James K.A. Smith at Image:
And how do you teach a body? Through embodiment. This is why the formation of the imagination is fundamentally incarnate. The way to the imagination is through the body, which is why embodied, material media captivate and shape it. Philosopher Charles Taylor talks about what he calls our collective “social imaginary”: “the way ordinary people ‘imagine’ their social surroundings” before they ever think about it, the way we perceive others and our collective life in an instant. Our “take” on others. Importantly, Taylor points out that our social imaginary is “not expressed in theoretical terms, but is carried in images, stories, and legends.” In other words, the social imaginary is shaped by the ways artists show us the world: our storytellers, image-makers, and performers of all kinds enact a story about who we are.
This, of course, is also where we go wrong. Our imaginations are susceptible to malformation depending on what images we feed them, what stories they soak up. It’s the imagination—well- or malformed—that determines what I see before I look. . . .
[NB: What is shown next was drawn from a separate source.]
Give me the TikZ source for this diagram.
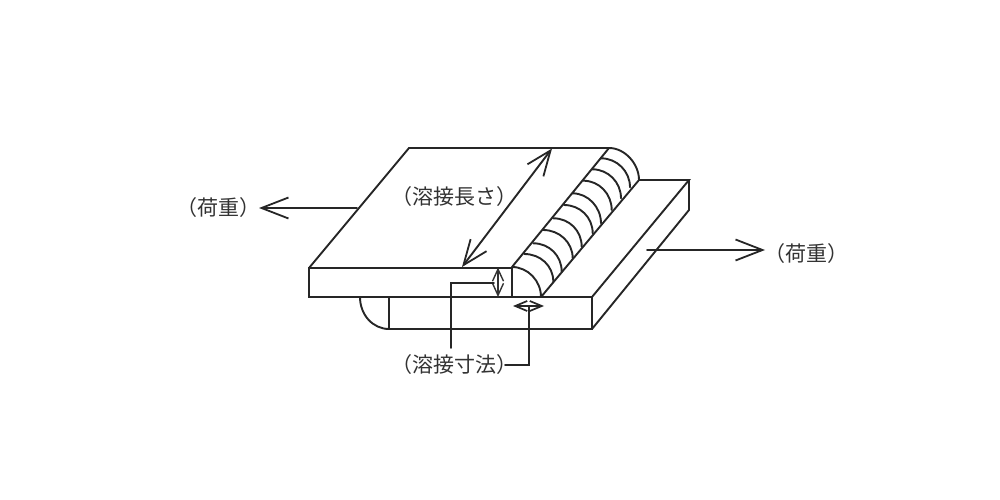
\documentclass[tikz,border=0pt]{standalone}
\usepackage{fontspec}
\newfontfamily\cjk{Noto Sans CJK JP}
\usetikzlibrary{arrows.meta}
\tikzset{
  ln/.style={line width=1.9pt,draw=black!85,line cap=round,line join=miter},
  bigarrow/.style={ln,-{Straight Barb[length=27pt,width=21pt,line width=1.8pt]}},
  longdim/.style={ln,{Straight Barb[length=25pt,width=20pt,line width=1.8pt]}-{Straight Barb[length=25pt,width=20pt,line width=1.8pt]}},
  vdim/.style={line width=1.5pt,draw=black!80,{Straight Barb[length=12pt,width=11pt,line width=1.4pt]}-{Straight Barb[length=12pt,width=11pt,line width=1.4pt]}},
  hdim/.style={line width=1.7pt,draw=black!85,{Straight Barb[length=12pt,width=10pt,line width=1.7pt]}-{Straight Barb[length=12pt,width=10pt,line width=1.7pt]}},
  lab/.style={inner sep=0pt,font=\cjk\fontsize{21}{21}\selectfont,text=black!80}
}
\begin{document}
\begin{tikzpicture}[x=1pt,y=-1pt]
\useasboundingbox (0,0) rectangle (1000,500);
% top plate
\draw[ln] (309,268) -- (409,148) -- (609,148);
\draw[ln] (309,268) rectangle (512,297);
% lower plate
\draw[ln] (389,297) rectangle (592,329);
\draw[ln,line width=2.6pt] (389,297) -- (512,297);
\draw[ln] (512,297) -- (592,297) -- (689,180) -- (639,180);
\draw[ln] (689,180) -- (689,210) -- (592,329);
% weld
\draw[ln] (512,267) -- (609,148);
\draw[ln] (541,297) -- (639,180);
\draw[ln] (512,267) .. controls (528,267) and (541,281) .. (541,297);
\draw[ln] (609,148) .. controls (625,148) and (639,164) .. (639,180);
\foreach \xa/\ya/\xb/\yb in {
 524.3/254/553.3/281.7,
 533.3/243.3/561.7/271.7,
 543.3/230/572.7/258.3,
 553.3/218.3/581.7/246.7,
 564/205/592.7/233.3,
 572.3/193.3/601/223.3,
 583.3/180.7/611.7/210,
 592.3/169.3/621/198.3,
 601/158.3/630/187.3}{
  \draw[ln] (\xa,\ya) .. controls (\xa+16,\ya) and (\xb,\yb-16) .. (\xb,\yb);
}
% bottom weld
\draw[ln] (360,297) .. controls (360,315) and (373,329) .. (389,329);
% labels
\node[lab] (lenlab) at (454,197) {（溶接長さ）};
\node[lab] (dimlab) at (454,365) {（溶接寸法）};
\node[lab] (loadl) at (218,208) {（荷重）};
\node[lab] (loadr) at (806,254) {（荷重）};
% coordinates
\coordinate (ll0) at (357,208);
\coordinate (ll1) at (259,208);
\coordinate (lr0) at (647,250);
\coordinate (lr1) at (765,250);
\coordinate (d0) at (462,267);
\coordinate (d1) at (552,148.5);
\coordinate (v0) at (498,267.5);
\coordinate (v1) at (498,297);
\coordinate (h0) at (513,306);
\coordinate (h1) at (544,306);
\coordinate (a1) at (451,348);
\coordinate (a2) at (451,283);
\coordinate (a3) at (494,283);
\coordinate (b1) at (505,365);
\coordinate (b2) at (529,365);
\coordinate (b3) at (529,306);
% arrows
\draw[bigarrow] (ll0) -- (ll1);
\draw[bigarrow] (lr0) -- (lr1);
\draw[longdim] (d0) -- (d1);
\draw[vdim] (v0) -- (v1);
\draw[hdim] (h0) -- (h1);
\draw[ln] (a1) -- (a2) -- (a3);
\draw[ln] (b1) -- (b2) -- (b3);
\end{tikzpicture}
\end{document}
To change our world means telling a different story, inhabiting a different story, transforming my habits of perception to change what I see before I even look. “But this story,” Stevenson concluded, “requires a different symbolic landscape.” Arguments made in a courtroom are important; they might change minds and laws. But it is this sculpture, this memorial, that seeps down to the imagination. The soul that descends into this work of art can never see the world the same way again.